The subsequent step will be called a "response to comment period," which provides both the Forest Service and BLM the opportunities to answer questions and concerns. If no glaring public concerns remain, a finalized analysis will be conducted and, subsequently, a final Environmental Impact Statement will be written.

The final EIS includes separate records of decision from both the Forest Service and BLM regarding findings on how the master plan will affect their respective lands. The land that makes up Bald Mountain is divided between the Forest Service (1,969 acres) and the BLM (1,356 acres).

It's regarding that point that Wally Huffman, general manager of Sun Valley Co., voiced concern during a meeting Feb. 26 over whether or not the two agencies will be on the same page when it comes time for their decisions.

"We are working in conjunction with the Forest Service during every step of the process," Kurtz said.

Nelson agreed.

"We really don't anticipate that happening," he said.

Once the final records of decision have been filed, the public has an additional review period during which appeals can be filed. Following this, decisions are final, and the agencies will move forward with issuance of authorization for the proposal.

There is no definitive date set for when a decision will be made, however.
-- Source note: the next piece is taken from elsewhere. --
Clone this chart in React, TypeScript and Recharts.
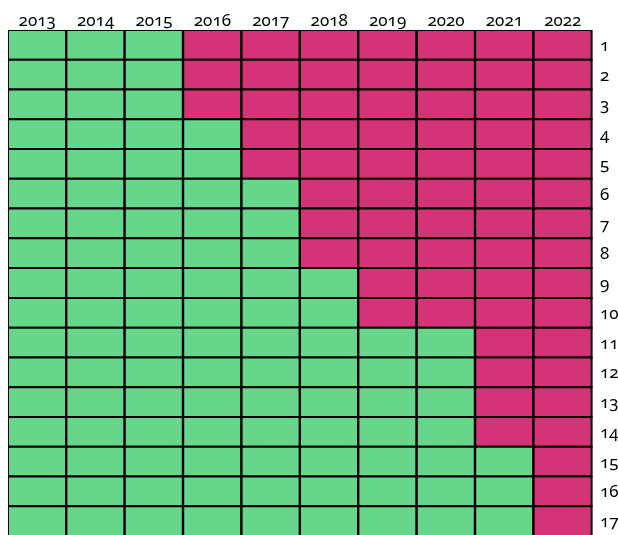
import { BarChart, Bar, XAxis, YAxis, Cell } from "recharts"

// Years across the top
const years = ["2013", "2014", "2015", "2016", "2017", "2018", "2019", "2020", "2021", "2022"]
// How many rows (from the top) are magenta in each year
const magentaRows = [0, 0, 0, 3, 5, 8, 10, 10, 14, 17]
// Row labels down the right side
const rowLabels = ["1", "2", "3", "4", "5", "6", "7", "8", "9", "10", "11", "12", "13", "14", "15", "16", "17"]

const GREEN = "#66d68a"
const MAGENTA = "#d43477"

const rowKeys = rowLabels.map((_, i) => `r${i + 1}`)

const chartData = years.map((year) => {
  const row: Record<string, string | number> = { year }
  rowKeys.forEach((k) => {
    row[k] = 1
  })
  return row
})

const tickStyle = { fontSize: 17, fill: "#000" }

export default function App() {
  // fixed so the cropped bottom row doesn't add scrollbars
  return (
    <div
      style={{
        position: "fixed",
        top: 8,
        left: 8,
        width: 610,
        height: 528,
        fontFamily: "'Noto Sans', 'Open Sans', sans-serif",
        fontVariantNumeric: "oldstyle-nums",
        fontFeatureSettings: '"onum"',
      }}
    >
      <BarChart
        width={610}
        height={528}
        data={chartData}
        barCategoryGap={0}
        barGap={0}
        margin={{ top: 0, right: 0, left: 0, bottom: 0 }}
      >
        <XAxis
          dataKey="year"
          orientation="top"
          height={22}
          axisLine={false}
          tickLine={false}
          tickSize={0}
          tickMargin={4}
          tick={tickStyle}
          interval={0}
        />
        <YAxis
          type="number"
          orientation="right"
          domain={[0, 17]}
          reversed
          width={26}
          ticks={rowLabels.map((_, i) => i + 0.5)}
          tickFormatter={(v: number) => rowLabels[Math.floor(v)]}
          axisLine={false}
          tickLine={false}
          tickSize={0}
          tickMargin={8}
          tick={{ ...tickStyle, textAnchor: "start" }}
          interval={0}
          allowDataOverflow
        />
        {rowKeys.map((k, ri) => (
          <Bar key={k} dataKey={k} stackId="grid" stroke="#000" strokeWidth={2} isAnimationActive={false}>
            {chartData.map((_, ci) => (
              <Cell key={ci} fill={ri < magentaRows[ci] ? MAGENTA : GREEN} />
            ))}
          </Bar>
        ))}
      </BarChart>
    </div>
  )
}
Miczulski believes a decision could come in early fall 2007 if there are no appeals or late fall if there are appeals.

During the public comment period, "it is really important if people have questions that they have them answered, and if there are concerns, they bring them to our attention," Kurtz said.

To get involved

- Copies of the draft environmental impact statement are available in a number of formats. Hard copies may be reviewed at Forest Service offices in Ketchum and Twin Falls or at the BLM's Shoshone Field Office in Shoshone, as well as at all Wood River Valley libraries.

- Written, electronic or faxed comments are requested. Specific information on how and where to submit comments is contained in the draft environmental document.